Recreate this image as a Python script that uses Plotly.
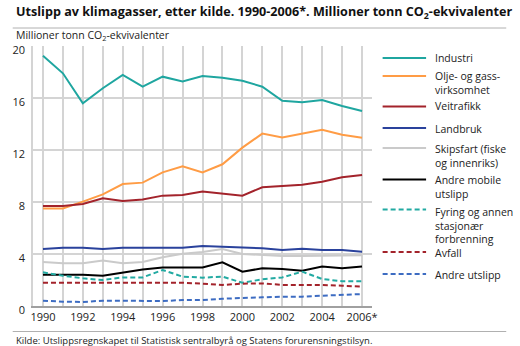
import plotly.graph_objects as go

years = list(range(1990, 2007))
label_years = [1990, 1992, 1994, 1996, 1998, 2000, 2002, 2004, 2006]
tick_text = ["1990", "1992", "1994", "1996", "1998", "2000", "2002", "2004", "2006*"]

industri = [19.25, 17.9, 15.6, 16.75, 17.77, 16.87, 17.64, 17.28, 17.69, 17.56, 17.33, 16.87, 15.79, 15.67, 15.85, 15.38, 15.0]
olje_gass = [7.5, 7.5, 8.03, 8.59, 9.38, 9.49, 10.28, 10.75, 10.28, 10.9, 12.18, 13.26, 12.97, 13.26, 13.56, 13.18, 12.95]
veitrafikk = [7.69, 7.69, 7.85, 8.28, 8.08, 8.2, 8.49, 8.54, 8.8, 8.67, 8.49, 9.13, 9.23, 9.33, 9.56, 9.9, 10.08]
landbruk = [4.38, 4.49, 4.49, 4.38, 4.49, 4.49, 4.49, 4.49, 4.62, 4.56, 4.51, 4.44, 4.31, 4.4, 4.31, 4.31, 4.18]
skipsfart = [3.38, 3.28, 3.28, 3.5, 3.28, 3.38, 3.75, 4.02, 4.15, 4.38, 4.0, 3.9, 3.85, 3.85, 3.85, 3.85, 3.9]
andre_mobile = [2.41, 2.41, 2.41, 2.33, 2.59, 2.8, 2.97, 2.97, 2.97, 3.36, 2.64, 2.9, 2.85, 2.72, 3.03, 2.9, 3.03]
fyring = [2.59, 2.33, 2.13, 2.0, 2.2, 2.2, 2.77, 2.26, 2.18, 2.26, 1.79, 2.05, 2.2, 2.64, 2.08, 1.9, 1.9]
avfall = [1.79, 1.79, 1.79, 1.79, 1.79, 1.79, 1.79, 1.79, 1.72, 1.62, 1.72, 1.74, 1.62, 1.62, 1.62, 1.56, 1.49]
andre_utslipp = [0.41, 0.33, 0.31, 0.41, 0.41, 0.41, 0.38, 0.46, 0.46, 0.56, 0.64, 0.67, 0.72, 0.72, 0.79, 0.85, 0.92]

series = [
    (["Industri"], industri, "#1fa6a0", "solid"),
    (["Olje- og gass-", "virksomhet"], olje_gass, "#ff9c45", "solid"),
    (["Veitrafikk"], veitrafikk, "#a3232b", "solid"),
    (["Landbruk"], landbruk, "#2a429c", "solid"),
    (["Skipsfart (fiske", "og innenriks)"], skipsfart, "#cacaca", "solid"),
    (["Andre mobile", "utslipp"], andre_mobile, "#000000", "solid"),
    (["Fyring og annen", "stasjonær", "forbrenning"], fyring, "#22aaa2", "5px,3px"),
    (["Avfall"], avfall, "#a3232b", "5px,3px"),
    (["Andre utslipp"], andre_utslipp, "#3d6cc2", "5px,3px"),
]

# hand-made legend rows (pixel y of the key line and of the first text line)
legend_rows = [58, 76, 106.5, 128, 148, 179.5, 209.5, 252, 274]
legend_text_first = [58, 76, 106, 128.5, 149, 180, 211.5, 253, 274.5]
LEG_FONT = 10.5
LINE_SP = 1.3 * LEG_FONT

W, H = 520, 346
ML, MR, MT, MB = 21, 148, 46, 40
PW, PH = W - ML - MR, H - MT - MB

def px_x(px):
    return (px - ML) / PW

def px_y(py):
    return (H - MB - py) / PH

FONT = "Open Sans"
TXT = "#222222"
GRID = "#d4d4d4"

fig = go.Figure()
for names, vals, color, dash in series:
    fig.add_trace(go.Scatter(x=years, y=vals, mode="lines", name=" ".join(names),
                             line=dict(color=color, width=2, dash=dash), showlegend=False))

shapes = []
annotations = []
for (names, vals, color, dash), ly, ty in zip(series, legend_rows, legend_text_first):
    shapes.append(dict(type="line", xref="paper", yref="paper",
                       x0=px_x(383), x1=px_x(428), y0=px_y(ly), y1=px_y(ly),
                       line=dict(color=color, width=2, dash=dash)))
    center = ty + (len(names) - 1) * LINE_SP / 2
    annotations.append(dict(text="<br>".join(names), xref="paper", yref="paper",
                            x=px_x(435), y=px_y(center), align="left",
                            xanchor="left", yanchor="middle", showarrow=False,
                            font=dict(family=FONT, size=LEG_FONT, color=TXT)))

# title, separator lines, axis title, source
annotations.append(dict(text="<b>Utslipp av klimagasser, etter kilde. 1990-2006*. Millioner tonn CO<sub>2</sub>-ekvivalenter</b>",
                        xref="paper", yref="paper", x=px_x(1), y=px_y(12.5), xanchor="left", yanchor="middle",
                        showarrow=False, font=dict(family=FONT, size=12.6, color="#111111")))
annotations.append(dict(text="Millioner tonn CO<sub>2</sub>-ekvivalenter",
                        xref="paper", yref="paper", x=px_x(1), y=px_y(35.5), xanchor="left", yanchor="middle",
                        showarrow=False, font=dict(family=FONT, size=10.5, color=TXT)))
annotations.append(dict(text="Kilde: Utslippsregnskapet til Statistisk sentralbyrå og Statens forurensningstilsyn.",
                        xref="paper", yref="paper", x=px_x(1), y=px_y(340), xanchor="left", yanchor="middle",
                        showarrow=False, font=dict(family=FONT, size=9.5, color=TXT)))
shapes.append(dict(type="line", xref="paper", yref="paper", x0=px_x(0), x1=px_x(511),
                   y0=px_y(28), y1=px_y(28), line=dict(color="#b0b0b0", width=1)))
shapes.append(dict(type="line", xref="paper", yref="paper", x0=px_x(0), x1=px_x(511),
                   y0=px_y(331.5), y1=px_y(331.5), line=dict(color="#b0b0b0", width=1)))

fig.update_layout(
    width=W, height=H,
    margin=dict(l=ML, r=MR, t=MT, b=MB, pad=0),
    paper_bgcolor="white", plot_bgcolor="white",
    font=dict(family=FONT, size=11, color=TXT),
    shapes=shapes, annotations=annotations,
    xaxis=dict(range=[1989.5, 2006.5], tickvals=label_years, ticktext=tick_text,
               showgrid=True, gridcolor=GRID, gridwidth=1.5,
               minor=dict(tick0=1990, dtick=1, showgrid=True, gridcolor=GRID, gridwidth=1.5, ticks=""),
               zeroline=False, showline=True, linecolor="#a0a0a0", linewidth=1.5,
               ticks="", tickfont=dict(family=FONT, size=11, color=TXT), fixedrange=True),
    yaxis=dict(range=[0, 20], tickvals=[0, 4, 8, 12, 16, 20],
               showgrid=True, gridcolor=GRID, gridwidth=1.5,
               zeroline=False, showline=True, linecolor=GRID, linewidth=1.5,
               ticks="", ticklabelshift=4, ticklabelstandoff=4,
               tickfont=dict(family=FONT, size=11, color=TXT), fixedrange=True),
)

fig.write_html("out.html")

Task to complete
From the material above, copy everything exactly but the pictures.

Task answer
Recreate this image as a Python script that uses Plotly.
import plotly.graph_objects as go

years = list(range(1990, 2007))
label_years = [1990, 1992, 1994, 1996, 1998, 2000, 2002, 2004, 2006]
tick_text = ["1990", "1992", "1994", "1996", "1998", "2000", "2002", "2004", "2006*"]

industri = [19.25, 17.9, 15.6, 16.75, 17.77, 16.87, 17.64, 17.28, 17.69, 17.56, 17.33, 16.87, 15.79, 15.67, 15.85, 15.38, 15.0]
olje_gass = [7.5, 7.5, 8.03, 8.59, 9.38, 9.49, 10.28, 10.75, 10.28, 10.9, 12.18, 13.26, 12.97, 13.26, 13.56, 13.18, 12.95]
veitrafikk = [7.69, 7.69, 7.85, 8.28, 8.08, 8.2, 8.49, 8.54, 8.8, 8.67, 8.49, 9.13, 9.23, 9.33, 9.56, 9.9, 10.08]
landbruk = [4.38, 4.49, 4.49, 4.38, 4.49, 4.49, 4.49, 4.49, 4.62, 4.56, 4.51, 4.44, 4.31, 4.4, 4.31, 4.31, 4.18]
skipsfart = [3.38, 3.28, 3.28, 3.5, 3.28, 3.38, 3.75, 4.02, 4.15, 4.38, 4.0, 3.9, 3.85, 3.85, 3.85, 3.85, 3.9]
andre_mobile = [2.41, 2.41, 2.41, 2.33, 2.59, 2.8, 2.97, 2.97, 2.97, 3.36, 2.64, 2.9, 2.85, 2.72, 3.03, 2.9, 3.03]
fyring = [2.59, 2.33, 2.13, 2.0, 2.2, 2.2, 2.77, 2.26, 2.18, 2.26, 1.79, 2.05, 2.2, 2.64, 2.08, 1.9, 1.9]
avfall = [1.79, 1.79, 1.79, 1.79, 1.79, 1.79, 1.79, 1.79, 1.72, 1.62, 1.72, 1.74, 1.62, 1.62, 1.62, 1.56, 1.49]
andre_utslipp = [0.41, 0.33, 0.31, 0.41, 0.41, 0.41, 0.38, 0.46, 0.46, 0.56, 0.64, 0.67, 0.72, 0.72, 0.79, 0.85, 0.92]

series = [
    (["Industri"], industri, "#1fa6a0", "solid"),
    (["Olje- og gass-", "virksomhet"], olje_gass, "#ff9c45", "solid"),
    (["Veitrafikk"], veitrafikk, "#a3232b", "solid"),
    (["Landbruk"], landbruk, "#2a429c", "solid"),
    (["Skipsfart (fiske", "og innenriks)"], skipsfart, "#cacaca", "solid"),
    (["Andre mobile", "utslipp"], andre_mobile, "#000000", "solid"),
    (["Fyring og annen", "stasjonær", "forbrenning"], fyring, "#22aaa2", "5px,3px"),
    (["Avfall"], avfall, "#a3232b", "5px,3px"),
    (["Andre utslipp"], andre_utslipp, "#3d6cc2", "5px,3px"),
]

# hand-made legend rows (pixel y of the key line and of the first text line)
legend_rows = [58, 76, 106.5, 128, 148, 179.5, 209.5, 252, 274]
legend_text_first = [58, 76, 106, 128.5, 149, 180, 211.5, 253, 274.5]
LEG_FONT = 10.5
LINE_SP = 1.3 * LEG_FONT

W, H = 520, 346
ML, MR, MT, MB = 21, 148, 46, 40
PW, PH = W - ML - MR, H - MT - MB

def px_x(px):
    return (px - ML) / PW

def px_y(py):
    return (H - MB - py) / PH

FONT = "Open Sans"
TXT = "#222222"
GRID = "#d4d4d4"

fig = go.Figure()
for names, vals, color, dash in series:
    fig.add_trace(go.Scatter(x=years, y=vals, mode="lines", name=" ".join(names),
                             line=dict(color=color, width=2, dash=dash), showlegend=False))

shapes = []
annotations = []
for (names, vals, color, dash), ly, ty in zip(series, legend_rows, legend_text_first):
    shapes.append(dict(type="line", xref="paper", yref="paper",
                       x0=px_x(383), x1=px_x(428), y0=px_y(ly), y1=px_y(ly),
                       line=dict(color=color, width=2, dash=dash)))
    center = ty + (len(names) - 1) * LINE_SP / 2
    annotations.append(dict(text="<br>".join(names), xref="paper", yref="paper",
                            x=px_x(435), y=px_y(center), align="left",
                            xanchor="left", yanchor="middle", showarrow=False,
                            font=dict(family=FONT, size=LEG_FONT, color=TXT)))

# title, separator lines, axis title, source
annotations.append(dict(text="<b>Utslipp av klimagasser, etter kilde. 1990-2006*. Millioner tonn CO<sub>2</sub>-ekvivalenter</b>",
                        xref="paper", yref="paper", x=px_x(1), y=px_y(12.5), xanchor="left", yanchor="middle",
                        showarrow=False, font=dict(family=FONT, size=12.6, color="#111111")))
annotations.append(dict(text="Millioner tonn CO<sub>2</sub>-ekvivalenter",
                        xref="paper", yref="paper", x=px_x(1), y=px_y(35.5), xanchor="left", yanchor="middle",
                        showarrow=False, font=dict(family=FONT, size=10.5, color=TXT)))
annotations.append(dict(text="Kilde: Utslippsregnskapet til Statistisk sentralbyrå og Statens forurensningstilsyn.",
                        xref="paper", yref="paper", x=px_x(1), y=px_y(340), xanchor="left", yanchor="middle",
                        showarrow=False, font=dict(family=FONT, size=9.5, color=TXT)))
shapes.append(dict(type="line", xref="paper", yref="paper", x0=px_x(0), x1=px_x(511),
                   y0=px_y(28), y1=px_y(28), line=dict(color="#b0b0b0", width=1)))
shapes.append(dict(type="line", xref="paper", yref="paper", x0=px_x(0), x1=px_x(511),
                   y0=px_y(331.5), y1=px_y(331.5), line=dict(color="#b0b0b0", width=1)))

fig.update_layout(
    width=W, height=H,
    margin=dict(l=ML, r=MR, t=MT, b=MB, pad=0),
    paper_bgcolor="white", plot_bgcolor="white",
    font=dict(family=FONT, size=11, color=TXT),
    shapes=shapes, annotations=annotations,
    xaxis=dict(range=[1989.5, 2006.5], tickvals=label_years, ticktext=tick_text,
               showgrid=True, gridcolor=GRID, gridwidth=1.5,
               minor=dict(tick0=1990, dtick=1, showgrid=True, gridcolor=GRID, gridwidth=1.5, ticks=""),
               zeroline=False, showline=True, linecolor="#a0a0a0", linewidth=1.5,
               ticks="", tickfont=dict(family=FONT, size=11, color=TXT), fixedrange=True),
    yaxis=dict(range=[0, 20], tickvals=[0, 4, 8, 12, 16, 20],
               showgrid=True, gridcolor=GRID, gridwidth=1.5,
               zeroline=False, showline=True, linecolor=GRID, linewidth=1.5,
               ticks="", ticklabelshift=4, ticklabelstandoff=4,
               tickfont=dict(family=FONT, size=11, color=TXT), fixedrange=True),
)

fig.write_html("out.html")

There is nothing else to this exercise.